__Set task__. Copy the records below word for word, from the first line through the line that contains "471, 425, 379, 329, 308, 273, 237, 205]", and leave out any pictures.

[Stored data entries]
-*-*-

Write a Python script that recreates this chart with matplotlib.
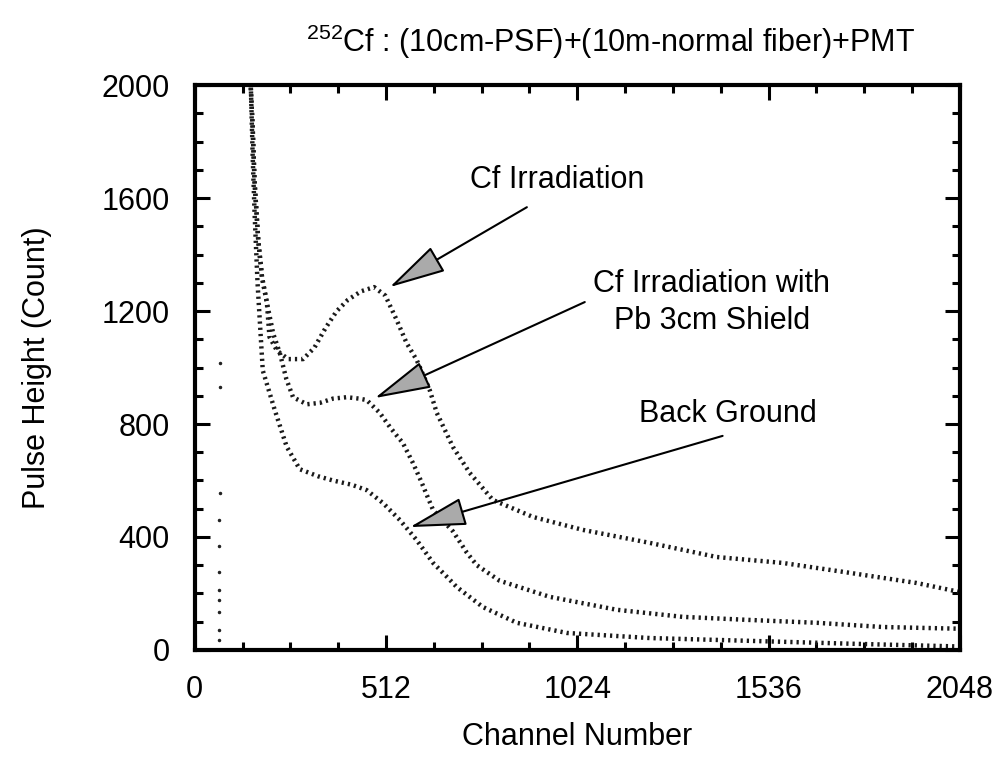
import matplotlib
matplotlib.use("Agg")
import matplotlib.pyplot as plt
from matplotlib.ticker import MultipleLocator

plt.rcParams["font.family"] = ["Liberation Sans", "DejaVu Sans"]
plt.rcParams["mathtext.fontset"] = "custom"
plt.rcParams["mathtext.rm"] = "Liberation Sans"
plt.rcParams["mathtext.it"] = "Liberation Sans:italic"

# Cf irradiation
cf_ch = [150, 155, 160, 170, 180, 193, 200, 220, 250, 290, 320, 350, 380, 410,
         445, 480, 510, 540, 567, 594, 629, 648, 691, 736, 798, 905, 1039, 1218,
         1397, 1574, 1753, 1932, 2048]
cf_cnt = [1990, 1850, 1660, 1450, 1320, 1230, 1108, 1060, 1030, 1030, 1070, 1140,
          1200, 1240, 1270, 1285, 1255, 1170, 1087, 1027, 920, 839, 719, 627, 531,
          471, 425, 379, 329, 308, 273, 237, 205]

# Cf irradiation with Pb 3cm shield
pb_ch = [150, 155, 160, 170, 180, 193, 210, 228, 245, 263, 300, 335, 370, 407,
         440, 460, 495, 522, 540, 557, 584, 605, 638, 691, 728, 755, 816, 950,
         1130, 1306, 1486, 1665, 1842, 2048]
pb_cnt = [1990, 1850, 1660, 1450, 1320, 1230, 1120, 1050, 960, 895, 870, 875, 890,
          895, 890, 885, 840, 790, 760, 733, 662, 600, 495, 420, 345, 300, 245,
          188, 142, 117, 106, 96, 81, 75]

# Back ground
bg_ch = [150, 155, 160, 168, 182, 214, 246, 281, 330, 370, 420, 460, 504, 549,
         594, 638, 683, 701, 771, 862, 996, 1218, 1486, 1753, 2048]
bg_cnt = [2000, 1750, 1550, 1300, 990, 850, 720, 640, 615, 600, 585, 566, 520, 460,
          389, 308, 248, 223, 152, 96, 60, 42, 32, 22, 12]

# sparse dots near the threshold channel
edge_ch = [64, 65, 64, 66, 65, 64, 66, 65, 67, 68, 67]
edge_cnt = [35, 71, 135, 177, 212, 276, 368, 460, 556, 931, 1016]

x_ticks = [0, 512, 1024, 1536, 2048]
y_ticks = [0, 400, 800, 1200, 1600, 2000]

fig = plt.figure(figsize=(10.04, 7.61), dpi=100)
ax = fig.add_axes([0.194, 0.146, 0.762, 0.742])

dot = dict(color="#1a1a1a", linestyle=(0, (0.5, 0.9)), linewidth=3.2)
ax.plot(cf_ch, cf_cnt, **dot)
ax.plot(pb_ch, pb_cnt, **dot)
ax.plot(bg_ch, bg_cnt, **dot)
ax.plot(edge_ch, edge_cnt, ".", color="#222222", markersize=3)

ax.set_xlim(0, 2048)
ax.set_ylim(0, 2000)
ax.set_xticks(x_ticks)
ax.set_yticks(y_ticks)
ax.xaxis.set_minor_locator(MultipleLocator(128))
ax.yaxis.set_minor_locator(MultipleLocator(100))
ax.tick_params(which="both", direction="in", top=True, right=True, width=2.2,
               labelsize=22, pad=18)
ax.tick_params(which="major", length=11)
ax.tick_params(which="minor", length=6)
for s in ax.spines.values():
    s.set_linewidth(3)

ax.set_xlabel("Channel Number", fontsize=22, labelpad=12)
ax.set_ylabel("Pulse Height (Count)", fontsize=22, labelpad=36)
fig.text(0.608, 1 - 42 / 761, "$^{252}$Cf : (10cm-PSF)+(10m-normal fiber)+PMT",
         fontsize=22, ha="center", va="center")

arrow = dict(arrowstyle="-|>,head_length=1.8,head_width=0.45", fc="#aaaaaa",
             ec="black", lw=1.5, mutation_scale=20, shrinkA=0, shrinkB=0)
ax.annotate("", xy=(522, 1285), xytext=(889, 1568), arrowprops=arrow)
ax.annotate("", xy=(482, 892), xytext=(1044, 1232), arrowprops=arrow)
ax.annotate("", xy=(576, 435), xytext=(1413, 758), arrowprops=arrow)

ax.text(969, 1664, "Cf Irradiation", fontsize=22, ha="center", va="center")
ax.text(1384, 1232, "Cf Irradiation with\nPb 3cm Shield", fontsize=22,
        ha="center", va="center", linespacing=1.3)
ax.text(1427, 835, "Back Ground", fontsize=22, ha="center", va="center")

fig.savefig("out.png", dpi=100)
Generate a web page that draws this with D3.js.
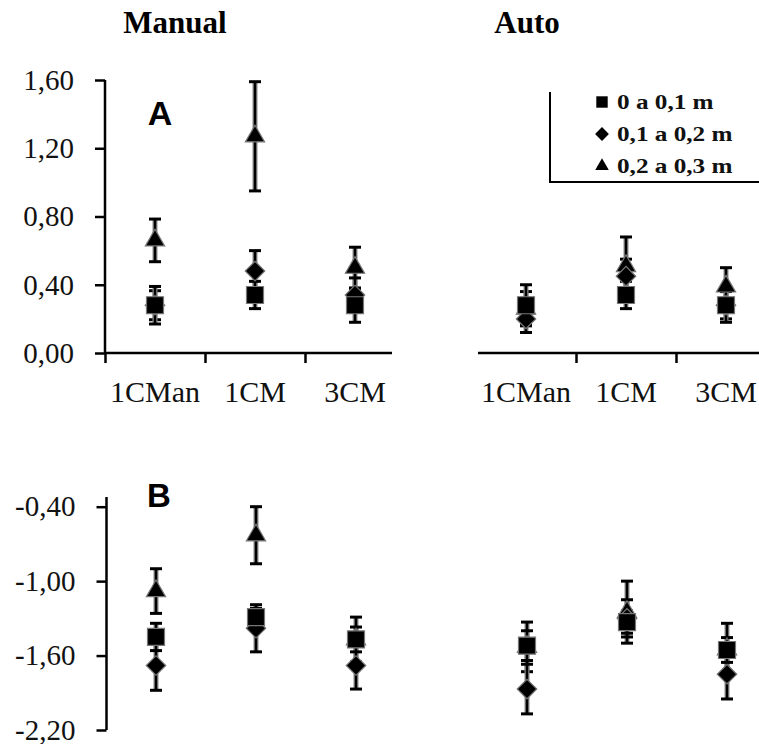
<!DOCTYPE html>
<html>
<head>
<meta charset="utf-8">
<script src="https://cdn.jsdelivr.net/npm/d3@7"></script>
<style>
  body { margin: 0; background: #fff; }
  svg { display: block; }
</style>
</head>
<body>
<div class="chart"></div>
<script>
const categories = ["1CMan", "1CM", "3CM"];
const layers = ["0 a 0,1 m", "0,1 a 0,2 m", "0,2 a 0,3 m"];
const shapes = ["square", "diamond", "triangle"];

// mean and error per layer (rows) and category (columns)
const aManual = [[0.28, 0.34, 0.28], [0.28, 0.48, 0.34], [0.66, 1.27, 0.50]];
const aManualErr = [[0.11, 0.08, 0.10], [0.085, 0.12, 0.10], [0.125, 0.32, 0.12]];
const aAuto = [[0.28, 0.34, 0.28], [0.20, 0.45, 0.28], [0.26, 0.51, 0.39]];
const aAutoErr = [[0.12, 0.08, 0.10], [0.08, 0.10, 0.08], [0.10, 0.17, 0.11]];
const bManual = [[-1.45, -1.29, -1.47], [-1.68, -1.38, -1.68], [-1.08, -0.63, -1.47]];
const bManualErr = [[0.11, 0.07, 0.10], [0.20, 0.19, 0.19], [0.18, 0.23, 0.18]];
const bAuto = [[-1.52, -1.33, -1.555], [-1.87, -1.30, -1.75], [-1.53, -1.25, -1.55]];
const bAutoErr = [[0.12, 0.09, 0.10], [0.20, 0.15, 0.20], [0.20, 0.25, 0.21]];

const aTicks = [0, 0.4, 0.8, 1.2, 1.6];
const bTicks = [-2.2, -1.6, -1.0, -0.4];

const width = 759, height = 744;
const serif = "'Liberation Serif','Times New Roman',serif";
const sans = "'Liberation Sans',Arial,sans-serif";

const svg = d3.select(".chart").append("svg")
    .attr("width", width).attr("height", height)
    .attr("viewBox", "0 0 " + width + " " + height);

// scales
const yA = d3.scaleLinear().domain([0, 1.6]).range([353, 80]);
const yB = d3.scaleLinear().domain([-2.2, -0.4]).range([730, 506.7]);
const xAL = d3.scaleLinear().domain([0, 3]).range([105, 405]);
const xAR = d3.scaleLinear().domain([0, 3]).range([476, 776]);
const xBL = d3.scaleLinear().domain([0, 3]).range([106, 406]);
const xBR = d3.scaleLinear().domain([0, 3]).range([477, 777]);

const fmt = d => (d < 0 ? "-" : "") + Math.abs(d).toFixed(2).replace(".", ",");

function symbolPath(shape, big) {
    if (shape == "square") return d3.symbol(d3.symbolSquare, big ? 289 : 130)();
    if (shape == "diamond") return d3.symbol(d3.symbolSquare, big ? 190 : 95)();
    return d3.symbol(d3.symbolTriangle, big ? 160 : 80)();
}

function styleAxis(g) {
    g.selectAll("line").attr("stroke", "#000").attr("stroke-width", 2.5);
    g.selectAll("path").attr("stroke", "#000").attr("stroke-width", 2.5);
    g.selectAll("text").attr("fill", "#111")
        .style("font-family", serif).style("font-size", "29px");
}

// y axis
function yAxis(x0, y, ticks, top) {
    const g = svg.append("g").attr("transform", "translate(" + x0 + ",0)")
        .call(d3.axisLeft(y).tickValues(ticks).tickSize(10).tickSizeOuter(0)
            .tickPadding(21).tickFormat(fmt));
    g.select(".domain").remove();
    g.append("line").attr("x1", 0).attr("x2", 0)
        .attr("y1", y(ticks[0])).attr("y2", top);
    styleAxis(g);
}

// x axis (category ticks between groups)
function xAxis(x, y0, ticks, from, to) {
    const g = svg.append("g").attr("transform", "translate(0," + y0 + ")")
        .call(d3.axisBottom(x).tickValues(ticks).tickSize(10).tickFormat(""));
    g.select(".domain").remove();
    g.append("line").attr("x1", x(from)).attr("x2", x(to)).attr("y1", 0).attr("y2", 0);
    styleAxis(g);
    g.selectAll("text.cat")
        .data(categories)
        .enter()
        .append("text")
        .attr("class", "cat")
        .attr("x", (d, i) => x(i + 0.5))
        .attr("y", 49)
        .attr("text-anchor", "middle")
        .style("font-family", serif).style("font-size", "30px")
        .attr("fill", "#111")
        .text(d => d);
}

function points(x, y, means, errs) {
    const g = svg.append("g");
    const order = [2, 1, 0];
    const rows = [];
    order.forEach(k => {
        categories.forEach((c, i) => {
            rows.push({ k: k, i: i, v: means[k][i], e: errs[k][i] });
        });
    });
    // error bars
    const eb = g.selectAll("g.err").data(rows).enter().append("g").attr("class", "err");
    eb.append("line")
        .attr("x1", d => x(d.i + 0.5)).attr("x2", d => x(d.i + 0.5))
        .attr("y1", d => y(d.v + d.e)).attr("y2", d => y(d.v - d.e))
        .attr("stroke", "#8a8a8a").attr("stroke-width", 5);
    eb.append("line")
        .attr("x1", d => x(d.i + 0.5)).attr("x2", d => x(d.i + 0.5))
        .attr("y1", d => y(d.v + d.e)).attr("y2", d => y(d.v - d.e))
        .attr("stroke", "#000").attr("stroke-width", 2.5);
    [1, -1].forEach(s => {
        eb.append("line")
            .attr("x1", d => x(d.i + 0.5) - 6).attr("x2", d => x(d.i + 0.5) + 6)
            .attr("y1", d => y(d.v + s * d.e)).attr("y2", d => y(d.v + s * d.e))
            .attr("stroke", "#000").attr("stroke-width", 3);
    });
    // markers
    g.selectAll("path.mark").data(rows).enter().append("path")
        .attr("class", "mark")
        .attr("d", d => symbolPath(shapes[d.k], true))
        .attr("transform", d => "translate(" + x(d.i + 0.5) + "," + y(d.v) + ")" +
            (shapes[d.k] == "diamond" ? " rotate(45)" : ""))
        .attr("fill", "#000")
        .attr("stroke", "#777")
        .attr("stroke-width", 1.2);
}

// panel A
yAxis(105, yA, aTicks, 80);
xAxis(xAL, 353, [0, 1, 2], 0, 2.87);
xAxis(xAR, 353, [1, 2], 0.02, 3);
points(xAL, yA, aManual, aManualErr);
points(xAR, yA, aAuto, aAutoErr);

// panel B
yAxis(106.5, yB, bTicks, 497);
points(xBL, yB, bManual, bManualErr);
points(xBR, yB, bAuto, bAutoErr);

// titles
svg.append("text").attr("x", 175).attr("y", 33).attr("text-anchor", "middle")
    .style("font-family", serif).style("font-size", "31px").style("font-weight", "bold")
    .text("Manual");
svg.append("text").attr("x", 527).attr("y", 33).attr("text-anchor", "middle")
    .style("font-family", serif).style("font-size", "31px").style("font-weight", "bold")
    .text("Auto");
svg.append("text").attr("x", 160).attr("y", 125).attr("text-anchor", "middle")
    .style("font-family", sans).style("font-size", "34px").style("font-weight", "bold")
    .text("A");
svg.append("text").attr("x", 159).attr("y", 507).attr("text-anchor", "middle")
    .style("font-family", sans).style("font-size", "33px").style("font-weight", "bold")
    .text("B");

// legend
const leg = svg.append("g");
leg.append("path").attr("d", "M550,92V182H759")
    .attr("fill", "none").attr("stroke", "#000").attr("stroke-width", 2);
const legRows = leg.selectAll("g.item").data(layers).enter().append("g")
    .attr("class", "item")
    .attr("transform", (d, i) => "translate(602," + (102 + i * 32) + ")");
legRows.append("path")
    .attr("d", (d, i) => symbolPath(shapes[i], false))
    .attr("transform", (d, i) => shapes[i] == "diamond" ? "rotate(45)" : "")
    .attr("fill", "#000");
legRows.append("text")
    .attr("transform", "translate(15,7) scale(1.2,1)")
    .style("font-family", serif).style("font-size", "21px").style("font-weight", "bold")
    .attr("fill", "#111")
    .text(d => d);
</script>
</body>
</html>
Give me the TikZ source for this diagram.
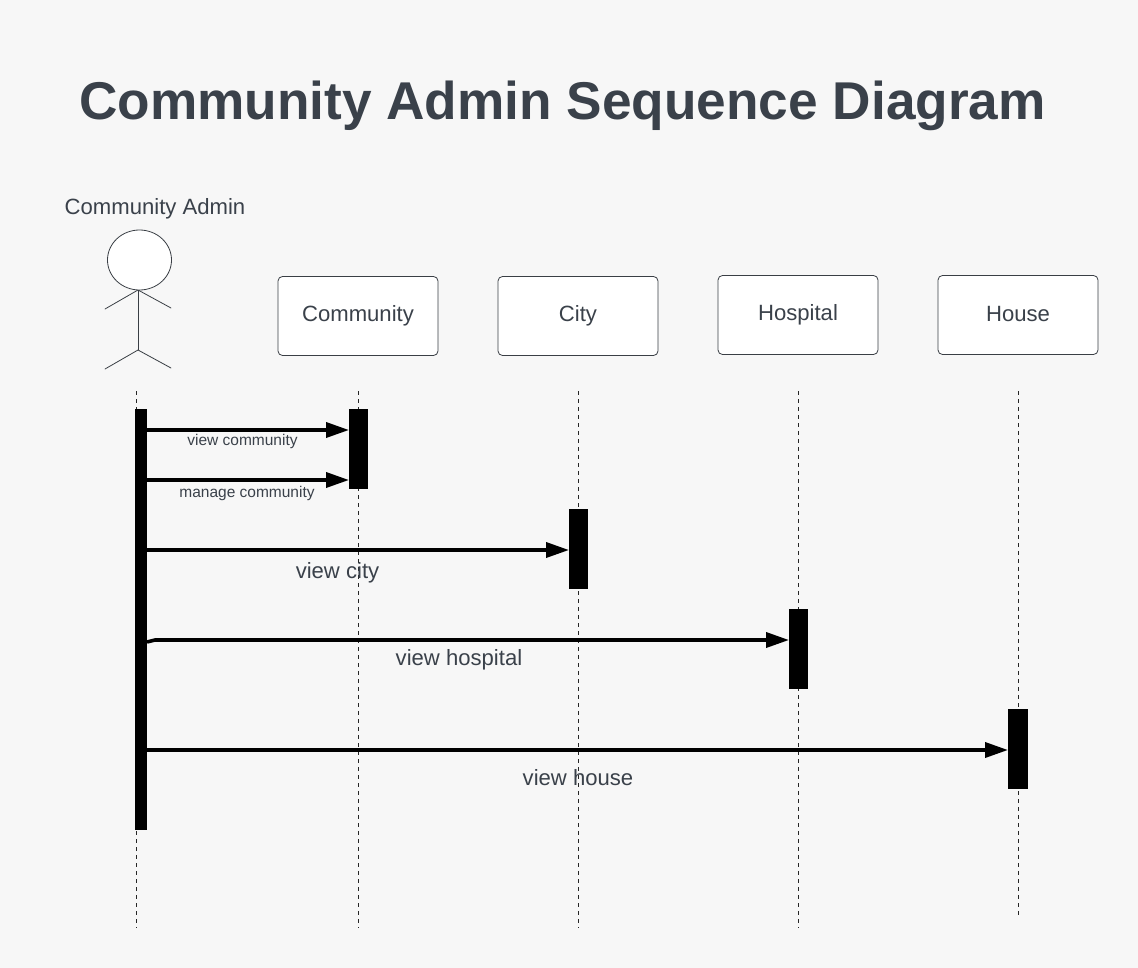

-*-*-

__Answer in full__.
Write a Python script that recreates this chart with matplotlib.
import matplotlib
matplotlib.use("Agg")
import matplotlib.pyplot as plt
from matplotlib.ticker import MultipleLocator

plt.rcParams["font.family"] = ["Liberation Sans", "DejaVu Sans"]
plt.rcParams["mathtext.fontset"] = "custom"
plt.rcParams["mathtext.rm"] = "Liberation Sans"
plt.rcParams["mathtext.it"] = "Liberation Sans:italic"

# Cf irradiation
cf_ch = [150, 155, 160, 170, 180, 193, 200, 220, 250, 290, 320, 350, 380, 410,
         445, 480, 510, 540, 567, 594, 629, 648, 691, 736, 798, 905, 1039, 1218,
         1397, 1574, 1753, 1932, 2048]
cf_cnt = [1990, 1850, 1660, 1450, 1320, 1230, 1108, 1060, 1030, 1030, 1070, 1140,
          1200, 1240, 1270, 1285, 1255, 1170, 1087, 1027, 920, 839, 719, 627, 531,
          471, 425, 379, 329, 308, 273, 237, 205]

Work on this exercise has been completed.